In the point of intersection of the circles there is a place for agriculture. And in the point of intersection of environmental, economic and social policy there is a place for agricultural policy. Adding the word common calling for both common sense and common knowledge makes improving the common agricultural policy be even more a complex issue to discuss.
According to Arie van den Brand, to make the complex simple, we need to “develop a common language”. It seems that I am not the only person that believes in the power of words. Nevertheless, the key word chosen by the president of ARC 2020 was different. Arie van den Brand suggested that collective should be the most important word of the common language, since it is collective work that will help moving one step forward towards greener, smarter and fairer Common Agricultural Policy. A great example of such a common action could be the ARC 2020 itself: a multi-stakeholder platform of over 150 organizations was set up to ensure communication between civil society and European Union institutions. What is the main message to communicate? “Paradigm shift in agriculture” – said Arie van den Brand on behalf of the collective demanding full sustainability in European Agriculture by 2020.
Perfect though it sounds, the step towards a bigger change is still complex. Yet, in the complexity Christopher Stopes saw the strength. And I can see the strength in the circle of passionate individuals that gathered during the 6th European Organic Congress to accomplish the mission set by the president of IFOAM EU Group in the opening speech of the congress: “to present a voice that is clear and strong enough to be heard”.
In Copenhagen I heard the voice.
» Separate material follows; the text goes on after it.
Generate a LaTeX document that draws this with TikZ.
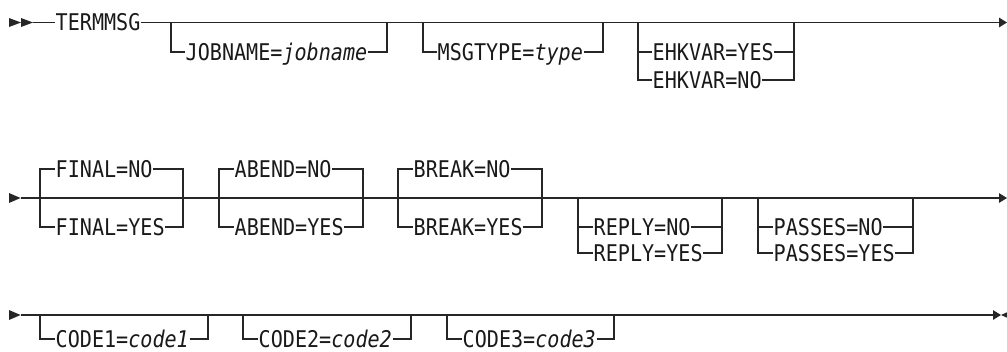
\documentclass[tikz,border=0pt]{standalone}
\usepackage{fontspec}
\setmonofont[FakeStretch=0.874]{DejaVu Sans Mono}
\usetikzlibrary{arrows.meta}
\tikzset{rail/.style={line width=1.3pt, black!85},
  endtip/.style={-{Triangle[length=8pt,width=9.5pt]}},
  opt/.style={anchor=west, inner xsep=0.5pt, inner ysep=0pt, text height=20.8pt, text depth=4pt,
    text=black!90, font=\ttfamily\fontsize{23}{26}\selectfont}}

\begin{document}
\begin{tikzpicture}[x=1pt,y=-1pt]
\useasboundingbox (0,0) rectangle (1007,351);
% first row
\fill[black!85] (9,18) -- (21,22.5) -- (9,27) -- cycle (21,18) -- (33,22.5) -- (21,27) -- cycle;
\coordinate (r1s) at (33,22.5);
\coordinate (r1e) at (1007,22.5);
\node[opt] (term) at (55,22.5) {TERMMSG};
\draw[rail] (r1s) -- (term.west);
\draw[rail,endtip] (term.east) -- (r1e);
\coordinate (jobL) at (171,22.5); \coordinate (jobR) at (387,22.5);
\node[opt] (job) at (185,52) {JOBNAME=\textit{jobname}};
\draw[rail] (jobL) |- (job.west) (job.east) -| (jobR);
\coordinate (msgL) at (423,22.5); \coordinate (msgR) at (603,22.5);
\node[opt] (msg) at (437,52) {MSGTYPE=\textit{type}};
\draw[rail] (msgL) |- (msg.west) (msg.east) -| (msgR);
\coordinate (ehkL) at (638,22.5); \coordinate (ehkR) at (794,22.5);
\node[opt] (ehkyes) at (652,52) {EHKVAR=YES};
\node[opt] (ehkno) at (652,80) {EHKVAR=NO};
\draw[rail] (ehkL) |- (ehkyes.west) (ehkyes.east) -| (ehkR);
\draw[rail] (ehkL) |- (ehkno.west) (ehkno.east) -| (ehkR);
% second row
\fill[black!85] (9,193) -- (20.5,198) -- (9,203) -- cycle;
\coordinate (r2s) at (20.5,198);
\coordinate (r2e) at (1007,198);
\draw[rail,endtip] (r2s) -- (r2e);
\coordinate (finL) at (40,198); \coordinate (finR) at (183,198);
\node[opt] (finno) at (55,169) {FINAL=NO};
\node[opt] (finyes) at (55,227) {FINAL=YES};
\draw[rail] (finL) |- (finno.west) (finno.east) -| (finR);
\draw[rail] (finL) |- (finyes.west) (finyes.east) -| (finR);
\coordinate (abL) at (219,198); \coordinate (abR) at (363,198);
\node[opt] (abno) at (234,169) {ABEND=NO};
\node[opt] (abyes) at (234,227) {ABEND=YES};
\draw[rail] (abL) |- (abno.west) (abno.east) -| (abR);
\draw[rail] (abL) |- (abyes.west) (abyes.east) -| (abR);
\coordinate (brL) at (398,198); \coordinate (brR) at (542,198);
\node[opt] (brno) at (413,169) {BREAK=NO};
\node[opt] (bryes) at (413,227) {BREAK=YES};
\draw[rail] (brL) |- (brno.west) (brno.east) -| (brR);
\draw[rail] (brL) |- (bryes.west) (bryes.east) -| (brR);
\coordinate (repL) at (578,198); \coordinate (repR) at (722,198);
\node[opt] (repno) at (593,227) {REPLY=NO};
\node[opt] (repyes) at (593,253) {REPLY=YES};
\draw[rail] (repL) |- (repno.west) (repno.east) -| (repR);
\draw[rail] (repL) |- (repyes.west) (repyes.east) -| (repR);
\coordinate (pasL) at (758,198); \coordinate (pasR) at (913,198);
\node[opt] (pasno) at (773,227) {PASSES=NO};
\node[opt] (pasyes) at (773,253) {PASSES=YES};
\draw[rail] (pasL) |- (pasno.west) (pasno.east) -| (pasR);
\draw[rail] (pasL) |- (pasyes.west) (pasyes.east) -| (pasR);
% third row
\fill[black!85] (9,310) -- (20.5,315) -- (9,320) -- cycle;
\coordinate (r3s) at (20.5,315);
\coordinate (r3e) at (1001,315);
\draw[rail,endtip] (r3s) -- (r3e);
\fill[black!85] (1001,315) -- (1012,310) -- (1012,320) -- cycle;
\coordinate (c1L) at (40,315); \coordinate (c1R) at (208,315);
\node[opt] (c1) at (55,339) {CODE1=\textit{code1}};
\draw[rail] (c1L) |- (c1.west) (c1.east) -| (c1R);
\coordinate (c2L) at (243,315); \coordinate (c2R) at (411,315);
\node[opt] (c2) at (258,339) {CODE2=\textit{code2}};
\draw[rail] (c2L) |- (c2.west) (c2.east) -| (c2R);
\coordinate (c3L) at (447,315); \coordinate (c3R) at (614,315);
\node[opt] (c3) at (462,339) {CODE3=\textit{code3}};
\draw[rail] (c3L) |- (c3.west) (c3.east) -| (c3R);
\end{tikzpicture}
\end{document}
Trees Robijns calling from the scene that “we can make a difference” during the final discussion panel made me believe that the step towards a bigger change has already been made. During the closing panel of the 6th European Organic Congress Ybele Hoogeveen agreed that “it is a step in the right direction, but still a small step”. Current challenges require more rigorous measures to make transition towards smarter, greener and fairer Common Agricultural Policy possible.
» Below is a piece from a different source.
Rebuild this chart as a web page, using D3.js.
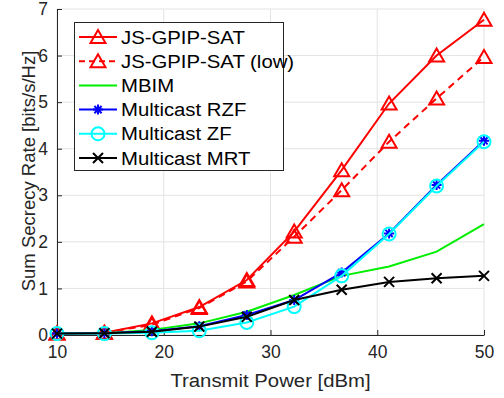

The power of words must be transformed into the power of action. Policy makers cannot walk around in circles looking for a simple solution to a complex problem. If I were to suggest the first step for the political circle of the European Comission, I would suggest taking common action together with the collective that gathered during the 6th European Organic Congress. Since the collective is willing to strive for perfection, improving Common Agricultural Policy no longer seems to be an attempt to square a circle. And I strongly believe in the final words that were written.